Außerdem: Gekürzt abgedruckt wird überdies die Laudatio des Preisträgerwählers Michael Naumann. Die Preise bei der Venedig-Biennale - vor allem den für den Schlingensief-Pavillon - nennt und kommentiert ein offenbar nicht unzufriedener Niklas Maak. Den Plan für eine aus Verzweiflung über den Niedergang des Hochschulsystems zu gründende britische geisteswissenschaftliche Privatuniversität meldet Gina Thomas. Sehr schwärmt Klaus Englert für das Bauprojekt "8 House" in Orestad (mehr hier) und für das dafür verantwortliche, gerade weltweit erfolgreiche Architekturbüro BIG. Als Glosse hat Gerhard Stadelmaier einen nicht unbizarren Text über "Herrn Internetzer" verfasst. Rolf Dobelli erklärt, dass wir sehr schlecht darin sind, "alternative Pfade" in den Blick zu bekommen. Wie des erfolgreichen RTL-Chefs Gerhard Zeilers Bewerbung als ORF-Intendant am SPÖ-Filz scheitern musste, weiß Michael Hanfeld.

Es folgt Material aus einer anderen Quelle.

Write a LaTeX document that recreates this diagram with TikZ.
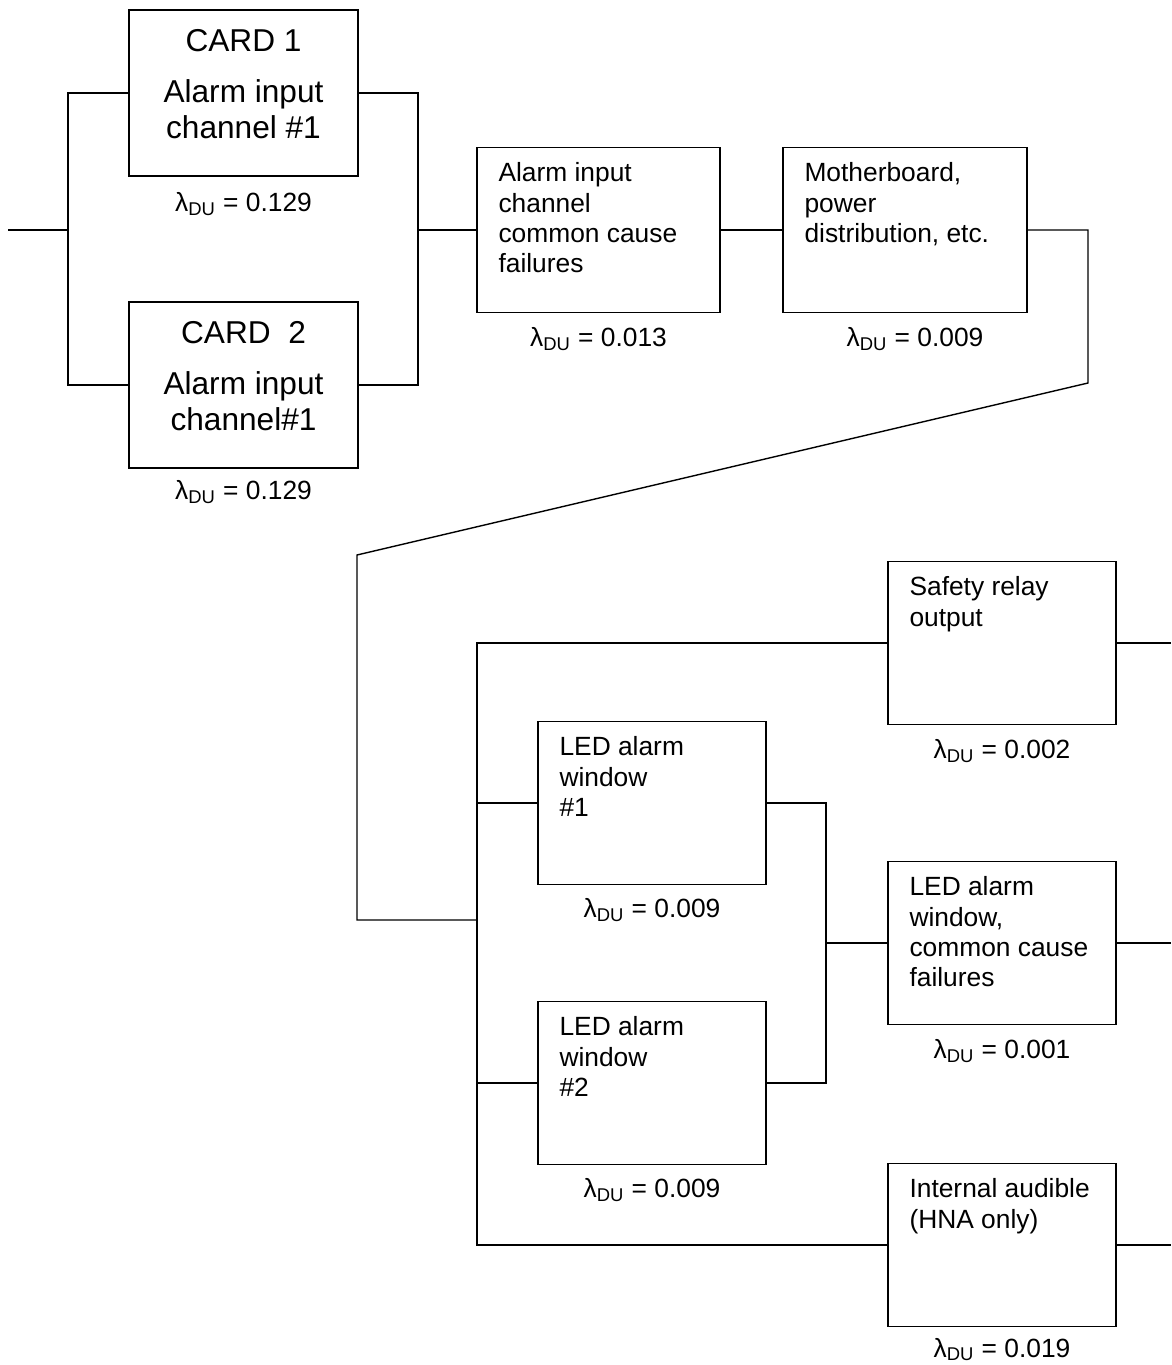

Besprochen werden Peter Konwitschnys und Ingo Metzmachers Züricher Version der Janacek-Oper "Aus einem Totenhaus", Frank Hofmanns Inszenierung von George Taboris frühem Stück "Demonstration" bei den Ruhrfestspielen in Recklinghausen und Bücher, darunter Jean Cayrols wiederaufgelegter Roman "Nacht" (mehr dazu in der Bücherschau ab 14 Uhr).